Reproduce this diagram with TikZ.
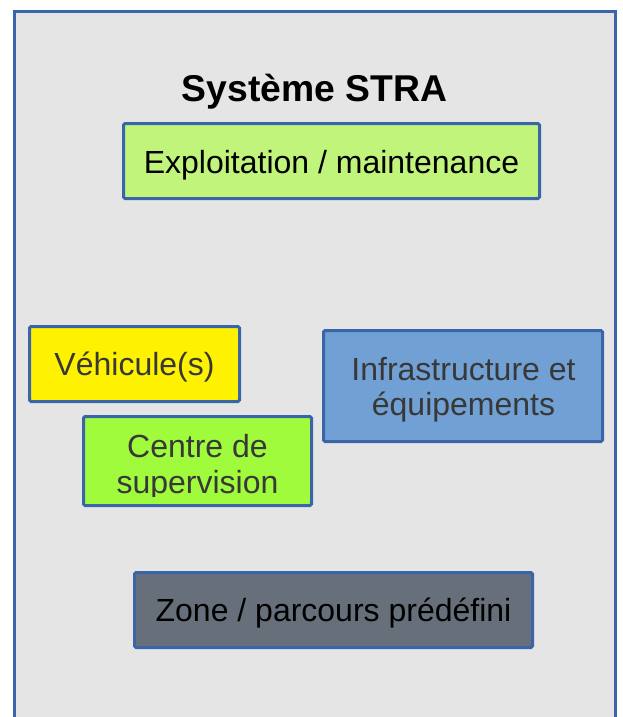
...
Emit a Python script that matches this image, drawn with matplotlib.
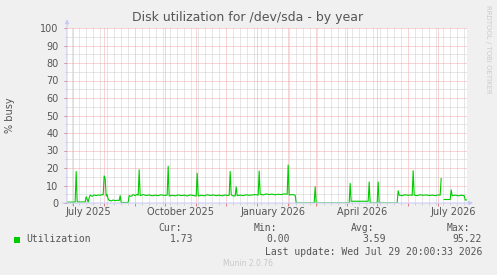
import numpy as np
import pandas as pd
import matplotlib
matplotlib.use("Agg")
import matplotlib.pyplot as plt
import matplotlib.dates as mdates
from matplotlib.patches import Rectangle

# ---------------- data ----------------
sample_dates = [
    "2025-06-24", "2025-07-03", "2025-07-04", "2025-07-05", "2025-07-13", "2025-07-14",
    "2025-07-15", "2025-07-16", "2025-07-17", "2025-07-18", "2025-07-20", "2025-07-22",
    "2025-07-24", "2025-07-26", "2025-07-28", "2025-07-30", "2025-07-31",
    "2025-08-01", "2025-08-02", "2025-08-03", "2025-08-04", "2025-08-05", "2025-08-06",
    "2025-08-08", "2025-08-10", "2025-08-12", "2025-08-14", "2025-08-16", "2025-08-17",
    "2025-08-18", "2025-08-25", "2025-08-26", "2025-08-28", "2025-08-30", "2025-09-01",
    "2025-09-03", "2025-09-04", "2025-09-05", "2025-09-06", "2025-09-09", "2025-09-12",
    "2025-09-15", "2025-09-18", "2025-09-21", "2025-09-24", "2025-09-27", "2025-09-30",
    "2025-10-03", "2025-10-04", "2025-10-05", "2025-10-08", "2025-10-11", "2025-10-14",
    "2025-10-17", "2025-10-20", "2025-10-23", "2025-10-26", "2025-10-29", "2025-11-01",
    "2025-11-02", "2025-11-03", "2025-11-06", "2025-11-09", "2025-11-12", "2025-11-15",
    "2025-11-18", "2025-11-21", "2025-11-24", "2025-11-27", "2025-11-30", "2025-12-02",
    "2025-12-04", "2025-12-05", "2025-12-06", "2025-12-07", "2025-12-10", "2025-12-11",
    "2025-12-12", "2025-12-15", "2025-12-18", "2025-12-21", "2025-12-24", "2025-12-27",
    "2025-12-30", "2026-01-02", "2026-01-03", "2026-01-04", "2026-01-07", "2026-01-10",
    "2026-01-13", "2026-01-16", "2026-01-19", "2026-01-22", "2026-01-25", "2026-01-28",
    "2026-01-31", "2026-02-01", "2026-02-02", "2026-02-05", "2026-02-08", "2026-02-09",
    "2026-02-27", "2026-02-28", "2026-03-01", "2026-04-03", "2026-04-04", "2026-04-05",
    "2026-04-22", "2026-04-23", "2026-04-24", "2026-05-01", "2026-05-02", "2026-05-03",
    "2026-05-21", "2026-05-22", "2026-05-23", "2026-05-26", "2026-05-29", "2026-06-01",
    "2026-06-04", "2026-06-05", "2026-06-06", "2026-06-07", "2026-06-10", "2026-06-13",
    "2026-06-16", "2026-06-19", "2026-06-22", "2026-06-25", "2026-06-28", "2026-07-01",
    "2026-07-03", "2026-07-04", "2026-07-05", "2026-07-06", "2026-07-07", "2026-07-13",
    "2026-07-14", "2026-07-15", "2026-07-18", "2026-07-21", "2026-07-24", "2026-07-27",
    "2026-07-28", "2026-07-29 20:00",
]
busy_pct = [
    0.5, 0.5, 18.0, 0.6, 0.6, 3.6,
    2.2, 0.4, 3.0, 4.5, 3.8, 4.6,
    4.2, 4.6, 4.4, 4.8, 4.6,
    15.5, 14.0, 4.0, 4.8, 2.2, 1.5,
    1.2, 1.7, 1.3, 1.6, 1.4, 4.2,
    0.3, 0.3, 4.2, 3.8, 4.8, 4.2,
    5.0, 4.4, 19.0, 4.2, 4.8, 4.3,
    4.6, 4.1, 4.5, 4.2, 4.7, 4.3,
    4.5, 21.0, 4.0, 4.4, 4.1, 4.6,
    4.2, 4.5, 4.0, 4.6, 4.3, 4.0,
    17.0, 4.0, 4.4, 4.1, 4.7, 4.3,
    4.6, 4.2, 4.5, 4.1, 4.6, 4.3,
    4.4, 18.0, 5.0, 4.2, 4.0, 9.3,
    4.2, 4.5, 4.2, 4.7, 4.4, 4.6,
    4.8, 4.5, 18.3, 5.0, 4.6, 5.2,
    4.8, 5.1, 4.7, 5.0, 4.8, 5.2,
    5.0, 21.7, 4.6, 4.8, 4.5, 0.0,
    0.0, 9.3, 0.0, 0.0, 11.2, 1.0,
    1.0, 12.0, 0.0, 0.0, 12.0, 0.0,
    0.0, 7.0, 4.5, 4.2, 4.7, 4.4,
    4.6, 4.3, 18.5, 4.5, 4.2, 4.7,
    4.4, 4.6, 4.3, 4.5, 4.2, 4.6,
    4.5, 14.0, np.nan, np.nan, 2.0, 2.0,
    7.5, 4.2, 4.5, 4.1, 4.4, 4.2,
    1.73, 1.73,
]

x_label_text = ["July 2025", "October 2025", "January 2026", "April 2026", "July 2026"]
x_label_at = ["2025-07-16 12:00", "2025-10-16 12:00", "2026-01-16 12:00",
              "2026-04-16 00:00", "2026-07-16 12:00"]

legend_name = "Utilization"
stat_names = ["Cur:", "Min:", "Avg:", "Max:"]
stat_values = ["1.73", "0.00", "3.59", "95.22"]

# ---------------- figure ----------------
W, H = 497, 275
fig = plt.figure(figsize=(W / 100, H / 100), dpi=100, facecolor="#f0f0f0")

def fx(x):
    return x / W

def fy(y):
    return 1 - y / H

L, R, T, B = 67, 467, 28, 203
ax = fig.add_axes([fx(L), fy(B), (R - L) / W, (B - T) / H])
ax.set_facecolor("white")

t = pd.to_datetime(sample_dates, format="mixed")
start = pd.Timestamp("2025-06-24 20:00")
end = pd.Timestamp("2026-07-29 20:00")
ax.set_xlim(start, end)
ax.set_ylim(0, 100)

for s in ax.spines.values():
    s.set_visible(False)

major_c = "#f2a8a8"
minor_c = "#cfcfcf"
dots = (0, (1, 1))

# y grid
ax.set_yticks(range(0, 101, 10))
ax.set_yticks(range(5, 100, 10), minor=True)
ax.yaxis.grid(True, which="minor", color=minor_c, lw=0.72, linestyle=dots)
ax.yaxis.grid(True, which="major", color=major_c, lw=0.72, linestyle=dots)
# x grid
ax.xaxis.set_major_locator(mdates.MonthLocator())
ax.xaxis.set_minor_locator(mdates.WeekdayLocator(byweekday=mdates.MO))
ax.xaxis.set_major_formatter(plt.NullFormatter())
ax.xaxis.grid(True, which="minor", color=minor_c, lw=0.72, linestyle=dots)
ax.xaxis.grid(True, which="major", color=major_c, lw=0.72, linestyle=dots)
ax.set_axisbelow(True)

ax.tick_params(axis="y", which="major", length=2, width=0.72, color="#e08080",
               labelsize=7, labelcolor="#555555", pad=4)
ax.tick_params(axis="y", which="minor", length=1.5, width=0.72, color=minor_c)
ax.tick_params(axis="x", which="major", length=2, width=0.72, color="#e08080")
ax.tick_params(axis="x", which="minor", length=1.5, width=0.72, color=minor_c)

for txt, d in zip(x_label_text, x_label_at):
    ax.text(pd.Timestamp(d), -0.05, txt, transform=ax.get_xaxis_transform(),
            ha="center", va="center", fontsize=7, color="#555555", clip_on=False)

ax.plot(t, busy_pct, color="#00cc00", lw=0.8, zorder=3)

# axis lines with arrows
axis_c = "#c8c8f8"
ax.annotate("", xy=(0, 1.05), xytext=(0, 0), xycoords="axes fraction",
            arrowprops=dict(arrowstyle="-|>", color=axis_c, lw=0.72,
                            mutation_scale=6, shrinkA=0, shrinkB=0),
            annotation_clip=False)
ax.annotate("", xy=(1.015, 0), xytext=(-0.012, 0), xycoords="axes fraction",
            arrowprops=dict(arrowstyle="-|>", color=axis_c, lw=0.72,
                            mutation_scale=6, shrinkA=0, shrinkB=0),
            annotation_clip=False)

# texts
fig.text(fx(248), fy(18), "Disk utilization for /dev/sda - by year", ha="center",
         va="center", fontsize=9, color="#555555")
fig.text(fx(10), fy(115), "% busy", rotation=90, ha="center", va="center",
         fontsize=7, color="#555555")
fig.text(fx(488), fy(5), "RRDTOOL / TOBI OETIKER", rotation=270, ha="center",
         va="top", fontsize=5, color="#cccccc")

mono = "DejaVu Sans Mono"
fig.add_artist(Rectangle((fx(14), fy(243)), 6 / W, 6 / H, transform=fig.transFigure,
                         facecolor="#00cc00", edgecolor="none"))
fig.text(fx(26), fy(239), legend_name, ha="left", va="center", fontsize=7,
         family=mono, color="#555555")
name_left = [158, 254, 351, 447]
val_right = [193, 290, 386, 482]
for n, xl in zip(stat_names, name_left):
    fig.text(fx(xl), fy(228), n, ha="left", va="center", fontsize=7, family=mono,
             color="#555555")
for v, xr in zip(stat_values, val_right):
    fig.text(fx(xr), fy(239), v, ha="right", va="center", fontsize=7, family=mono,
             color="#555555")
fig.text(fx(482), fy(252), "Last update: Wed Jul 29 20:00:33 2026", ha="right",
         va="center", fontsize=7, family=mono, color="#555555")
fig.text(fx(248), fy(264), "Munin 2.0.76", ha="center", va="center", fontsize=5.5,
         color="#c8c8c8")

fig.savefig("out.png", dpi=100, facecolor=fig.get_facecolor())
* * *
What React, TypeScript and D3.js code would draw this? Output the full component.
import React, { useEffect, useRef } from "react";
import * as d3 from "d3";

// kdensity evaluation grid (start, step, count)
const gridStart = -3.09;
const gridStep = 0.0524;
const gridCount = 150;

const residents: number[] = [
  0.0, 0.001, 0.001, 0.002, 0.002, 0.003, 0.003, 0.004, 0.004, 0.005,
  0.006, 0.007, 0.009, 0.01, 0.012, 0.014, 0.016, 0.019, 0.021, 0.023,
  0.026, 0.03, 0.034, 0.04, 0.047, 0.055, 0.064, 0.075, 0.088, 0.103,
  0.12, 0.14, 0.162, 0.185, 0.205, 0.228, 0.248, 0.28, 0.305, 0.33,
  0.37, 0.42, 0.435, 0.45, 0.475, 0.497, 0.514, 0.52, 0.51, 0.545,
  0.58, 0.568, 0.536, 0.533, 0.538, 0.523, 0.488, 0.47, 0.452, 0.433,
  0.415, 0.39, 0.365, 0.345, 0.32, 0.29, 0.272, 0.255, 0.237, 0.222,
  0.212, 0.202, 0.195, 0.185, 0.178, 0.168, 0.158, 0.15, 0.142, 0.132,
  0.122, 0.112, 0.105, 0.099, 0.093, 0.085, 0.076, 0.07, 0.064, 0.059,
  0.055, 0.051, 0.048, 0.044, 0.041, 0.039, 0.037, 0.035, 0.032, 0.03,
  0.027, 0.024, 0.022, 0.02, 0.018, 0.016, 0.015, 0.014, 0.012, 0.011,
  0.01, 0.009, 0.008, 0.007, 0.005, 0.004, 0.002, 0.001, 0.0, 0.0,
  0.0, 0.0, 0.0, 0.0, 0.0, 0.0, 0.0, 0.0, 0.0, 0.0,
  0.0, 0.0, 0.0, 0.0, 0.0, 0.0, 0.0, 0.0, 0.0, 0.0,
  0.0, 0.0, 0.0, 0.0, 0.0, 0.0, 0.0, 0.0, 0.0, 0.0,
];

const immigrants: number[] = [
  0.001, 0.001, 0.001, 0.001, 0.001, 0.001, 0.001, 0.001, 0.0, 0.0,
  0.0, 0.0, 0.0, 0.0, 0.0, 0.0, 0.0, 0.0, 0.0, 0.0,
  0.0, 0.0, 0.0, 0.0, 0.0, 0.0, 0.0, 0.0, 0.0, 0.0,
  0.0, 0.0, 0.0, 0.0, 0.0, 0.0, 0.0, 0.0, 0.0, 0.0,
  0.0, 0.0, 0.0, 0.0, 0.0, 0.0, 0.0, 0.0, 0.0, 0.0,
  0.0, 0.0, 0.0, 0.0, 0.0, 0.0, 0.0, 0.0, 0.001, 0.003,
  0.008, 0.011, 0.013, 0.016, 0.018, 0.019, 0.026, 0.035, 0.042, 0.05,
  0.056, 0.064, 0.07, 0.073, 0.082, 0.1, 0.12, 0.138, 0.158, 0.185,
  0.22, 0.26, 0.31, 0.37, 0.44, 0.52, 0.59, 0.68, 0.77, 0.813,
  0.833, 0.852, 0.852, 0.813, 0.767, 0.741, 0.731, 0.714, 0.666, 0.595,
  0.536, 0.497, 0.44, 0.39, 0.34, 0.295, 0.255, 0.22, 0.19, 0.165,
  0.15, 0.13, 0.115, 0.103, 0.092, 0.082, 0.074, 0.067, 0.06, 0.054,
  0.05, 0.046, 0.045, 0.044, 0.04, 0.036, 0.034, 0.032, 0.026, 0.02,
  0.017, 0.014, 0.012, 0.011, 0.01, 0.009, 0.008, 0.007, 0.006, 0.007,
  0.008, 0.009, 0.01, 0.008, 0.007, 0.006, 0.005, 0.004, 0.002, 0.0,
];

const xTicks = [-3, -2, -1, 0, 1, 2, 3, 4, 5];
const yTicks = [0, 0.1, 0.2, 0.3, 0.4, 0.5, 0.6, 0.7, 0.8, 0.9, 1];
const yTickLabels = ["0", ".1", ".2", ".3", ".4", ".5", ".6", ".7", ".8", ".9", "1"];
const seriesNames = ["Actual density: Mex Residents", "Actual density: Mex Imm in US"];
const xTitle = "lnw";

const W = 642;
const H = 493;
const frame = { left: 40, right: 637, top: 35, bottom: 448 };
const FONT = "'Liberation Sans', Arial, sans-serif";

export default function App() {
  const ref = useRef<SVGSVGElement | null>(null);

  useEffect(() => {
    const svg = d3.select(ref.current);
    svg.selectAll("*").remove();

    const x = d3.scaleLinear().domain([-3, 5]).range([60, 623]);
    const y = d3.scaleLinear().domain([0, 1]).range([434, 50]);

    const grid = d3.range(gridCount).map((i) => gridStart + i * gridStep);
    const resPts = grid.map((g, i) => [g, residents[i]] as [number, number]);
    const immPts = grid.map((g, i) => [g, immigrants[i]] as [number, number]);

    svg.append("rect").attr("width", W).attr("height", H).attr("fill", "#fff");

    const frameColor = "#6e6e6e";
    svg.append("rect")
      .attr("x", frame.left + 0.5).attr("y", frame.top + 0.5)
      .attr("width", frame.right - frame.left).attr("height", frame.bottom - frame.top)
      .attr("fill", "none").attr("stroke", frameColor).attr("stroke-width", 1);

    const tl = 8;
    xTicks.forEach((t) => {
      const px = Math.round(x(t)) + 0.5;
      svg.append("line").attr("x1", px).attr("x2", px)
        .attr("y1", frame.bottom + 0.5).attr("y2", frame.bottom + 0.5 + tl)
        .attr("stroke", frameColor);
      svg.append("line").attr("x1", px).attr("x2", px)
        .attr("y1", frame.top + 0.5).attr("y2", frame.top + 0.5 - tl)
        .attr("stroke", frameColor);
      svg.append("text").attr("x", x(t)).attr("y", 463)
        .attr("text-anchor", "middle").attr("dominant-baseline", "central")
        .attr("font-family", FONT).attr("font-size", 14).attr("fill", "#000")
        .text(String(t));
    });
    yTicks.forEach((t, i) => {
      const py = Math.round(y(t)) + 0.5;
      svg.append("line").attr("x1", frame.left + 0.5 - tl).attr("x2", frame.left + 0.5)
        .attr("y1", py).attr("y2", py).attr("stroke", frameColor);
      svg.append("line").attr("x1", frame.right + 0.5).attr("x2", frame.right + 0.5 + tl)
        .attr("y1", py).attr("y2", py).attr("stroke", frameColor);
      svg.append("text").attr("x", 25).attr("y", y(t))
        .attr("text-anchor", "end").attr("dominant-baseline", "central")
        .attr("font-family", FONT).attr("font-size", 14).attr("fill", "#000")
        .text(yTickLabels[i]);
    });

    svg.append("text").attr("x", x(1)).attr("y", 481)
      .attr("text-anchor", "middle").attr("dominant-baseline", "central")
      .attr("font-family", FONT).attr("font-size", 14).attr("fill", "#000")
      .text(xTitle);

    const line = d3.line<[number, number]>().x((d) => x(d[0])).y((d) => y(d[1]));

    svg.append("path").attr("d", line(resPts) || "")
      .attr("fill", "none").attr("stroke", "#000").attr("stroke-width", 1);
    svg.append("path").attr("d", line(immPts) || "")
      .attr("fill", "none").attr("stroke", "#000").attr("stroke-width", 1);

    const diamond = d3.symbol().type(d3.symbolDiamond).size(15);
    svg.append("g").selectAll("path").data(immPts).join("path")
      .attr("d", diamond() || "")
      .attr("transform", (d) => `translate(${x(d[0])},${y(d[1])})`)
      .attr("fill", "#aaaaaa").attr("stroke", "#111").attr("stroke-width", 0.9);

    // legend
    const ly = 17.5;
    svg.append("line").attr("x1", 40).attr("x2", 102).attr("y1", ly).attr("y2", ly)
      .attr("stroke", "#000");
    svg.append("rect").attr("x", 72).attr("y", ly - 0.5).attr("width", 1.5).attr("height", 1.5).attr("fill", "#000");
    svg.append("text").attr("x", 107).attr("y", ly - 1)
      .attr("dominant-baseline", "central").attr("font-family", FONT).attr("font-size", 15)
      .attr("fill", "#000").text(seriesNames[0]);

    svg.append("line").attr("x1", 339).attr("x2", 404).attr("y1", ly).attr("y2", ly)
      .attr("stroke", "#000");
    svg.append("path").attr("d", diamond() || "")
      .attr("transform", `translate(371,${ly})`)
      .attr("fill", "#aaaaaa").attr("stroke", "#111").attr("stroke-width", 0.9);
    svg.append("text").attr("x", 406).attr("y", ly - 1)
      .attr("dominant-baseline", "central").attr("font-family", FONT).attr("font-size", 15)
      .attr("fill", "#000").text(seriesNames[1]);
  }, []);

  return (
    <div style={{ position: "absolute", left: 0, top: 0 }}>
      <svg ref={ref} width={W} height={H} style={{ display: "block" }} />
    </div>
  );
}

**Objective:** Start at the line that contains "Emit a Python", stop at the line that contains "from matplotlib.patches import Rectangle", and reproduce each line in that stretch exactly. Pictures are excluded.

**Correct output:**
Emit a Python script that matches this image, drawn with matplotlib.
import numpy as np
import pandas as pd
import matplotlib
matplotlib.use("Agg")
import matplotlib.pyplot as plt
import matplotlib.dates as mdates
from matplotlib.patches import Rectangle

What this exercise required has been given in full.